President Obama’s plan to rate colleges on affordability and success rates collapsed. But the Education Department’s new College Scorecard provides useful information for families wondering what a particular college costs by family income and what percentage of students earn a degree and begin paying off their student debts within three years.
Most intriguing, the Scorecard uses IRS data to show enrollees’ median annual earnings 10 years after enrollment and the percentage who earn more than the average high school graduate, about $25,000 a year, six years after entering college. The information includes dropouts and graduates.
“At a quarter of American colleges, the majority of students who got federal financial aid end up earning less than $25,000 per year a full decade after they first enrolled,” reports Libby Nelson on Vox.
The Scorecard can track only students who received federal aid, but that’s 70 percent of the total.
Earnings aren’t reported by program or major, masking the variations between different degrees at the same school.
The Scorecard makes it “easier to figure out which schools are a waste of money,” writes Jordan Weissmann on Slate.
PayScale is using the federal data to calculate the 20-year return on investment at different colleges for students in various family income quintiles.
I’m sure students and parents will find the Scorecard useful. But it has its limits. The highly selective colleges have strong graduation rates and graduates who do well in the workplace, though earnings are lower at liberal arts colleges, higher at technical schools. The less selective schools have much lower graduation rates. Their former students and graduates earn less and have more trouble repaying their debts.
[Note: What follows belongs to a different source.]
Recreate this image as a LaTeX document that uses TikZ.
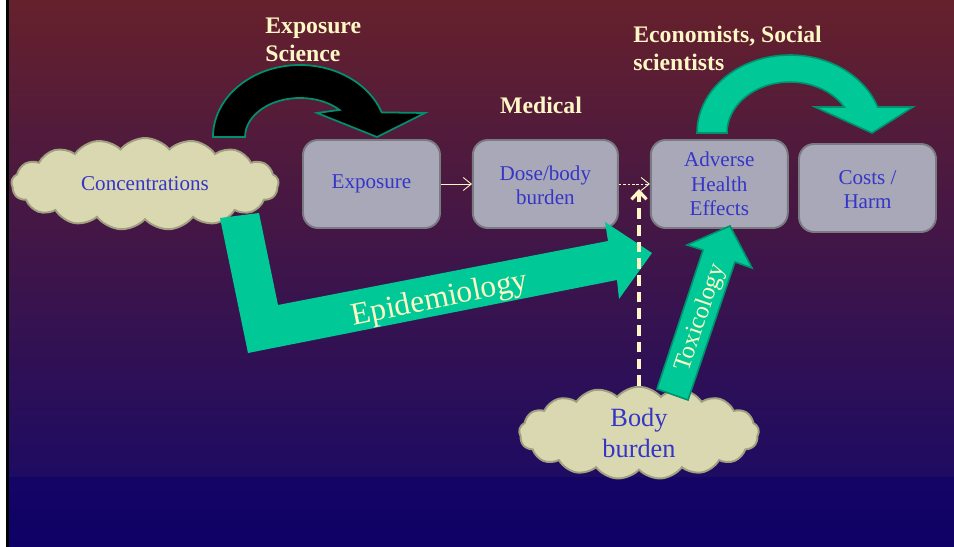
\documentclass[tikz,border=0pt]{standalone}
\usepackage{fontspec}
\setmainfont{Liberation Serif}
\usetikzlibrary{arrows.meta,positioning,shapes.symbols}
\definecolor{bgtop}{HTML}{66212C}
\definecolor{bgmid}{HTML}{4A1A4C}
\definecolor{bgbot}{HTML}{1E0B62}
\definecolor{bgdeep}{HTML}{0E0066}
\definecolor{boxfill}{HTML}{A9A8B8}
\definecolor{boxline}{HTML}{7A7A82}
\definecolor{inkblue}{HTML}{3535C8}
\definecolor{cloudfill}{HTML}{D9D8B0}
\definecolor{cloudline}{HTML}{A09F80}
\definecolor{cream}{HTML}{FFF8C6}
\definecolor{flowteal}{HTML}{00C896}
\definecolor{tealedge}{HTML}{00906E}

\begin{document}
\begin{tikzpicture}[
  x=0.02cm, y=-0.02cm,
  stage/.style={draw=boxline,line width=1.1pt,fill=boxfill,rounded corners=0.3cm,minimum width=2.74cm,minimum height=1.76cm,align=center,text=inkblue,font=\fontsize{12}{14}\selectfont},
  puff/.style={cloud,cloud puffs=17,cloud puff arc=100,cloud ignores aspect,inner sep=1pt,draw=cloudline,line width=1.1pt,fill=cloudfill,text=inkblue,align=center},
  field/.style={text=cream,inner sep=0pt,align=left,font=\fontsize{13.5}{16}\selectfont\bfseries},
  band/.style={fill=flowteal},
  link/.style={draw=cream,line width=0.5pt,-{Straight Barb[length=1.6mm,width=2.6mm]}},
  uplink/.style={draw=cream,line width=1.8pt,dash pattern=on 6pt off 3.5pt,-{Straight Barb[length=1.6mm,width=3mm]}}
]
\useasboundingbox (0,0) rectangle (954,547);
% backdrop
\fill[white] (0,0) rectangle (954,547);
\fill[black] (6,0) rectangle (9,547);
\shade[top color=bgtop,middle color=bgmid,bottom color=bgbot] (9,0) rectangle (954,477);
\shade[top color=bgbot!40!bgdeep,bottom color=bgdeep] (9,477) rectangle (954,547);

% clouds and stages
\node[puff,minimum width=5.35cm,minimum height=1.84cm,font=\fontsize{12}{14}\selectfont] (conc) at (145,184) {Concentrations};
\node[stage] (exp) at (371.5,184) {\strut Exposure};
\node[stage,minimum width=2.9cm,right=0.62cm of exp] (dose) {\strut Dose/body\\burden};
\node[stage,right=0.62cm of dose] (adv) {Adverse\\Health\\Effects};
\node[stage] (cost) at (867.5,188) {\strut Costs /\\Harm};
\node[puff,minimum width=4.8cm,minimum height=1.85cm,font=\fontsize{15}{18}\selectfont] (body) at (639,433) {Body\\burden};

% disciplines
\node[field,anchor=north west] (expsci) at (265,18) {Exposure\\Science};
\node[field] (med) at (541,105) {Medical};
\node[field,anchor=north west] (econ) at (633,26) {Economists, Social\\scientists};

% curved arrows over the chain
\filldraw[fill=black,draw=tealedge,line width=1pt]
  (213,137) arc[start angle=180,end angle=340,x radius=87,y radius=72]
  -- (425,113) -- (377,137) -- (317,113) -- (339.6,109.9)
  arc[start angle=316,end angle=180,x radius=55,y radius=39] -- cycle;
\filldraw[fill=flowteal,draw=tealedge,line width=0.9pt]
  (697,133) arc[start angle=180,end angle=340.5,x radius=93,y radius=78]
  -- (913,107) -- (872,133) -- (815,107) -- (844.2,107)
  arc[start angle=329.3,end angle=180,x radius=63,y radius=51] -- cycle;

% epidemiology and toxicology
\fill[band] (220,218) -- (259,213) -- (278,305) -- (608,241) -- (605,222)
  -- (652,253) -- (619,299) -- (617,280) -- (248,353) -- cycle;
\node[text=cream,rotate=11.5,font=\fontsize{18}{21}\selectfont] (epi) at (440,300) {Epidemiology};
\filldraw[band,draw=tealedge,line width=0.9pt] (657,389) -- (703,250) -- (687,245)
  -- (730,226) -- (752,268) -- (735,262) -- (688,400) -- cycle;
\node[text=cream,rotate=71,font=\fontsize{14}{16}\selectfont] (tox) at (701,318) {Toxicology};

% chain links
\draw[link] (exp) -- (dose);
\draw[link,dash pattern=on 1.5pt off 1pt] (dose) -- (adv);
\coordinate (meet) at (639,189);
\draw[uplink] (body.north) -- (meet);
\end{tikzpicture}
\end{document}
Does an A+ student become a high earner because he chose Georgia Tech over Duke? Does the B- student become a low-earning dropout because she chose the not-very-selective state university over the not-very-selective private college?
I’m not sure C- students will use the Scorecard. If they do, they’ll see that the sort of college they can get into has very low graduation rates and low earnings payoffs. They’ll see two-year vocational degrees, but won’t see vocational certificates.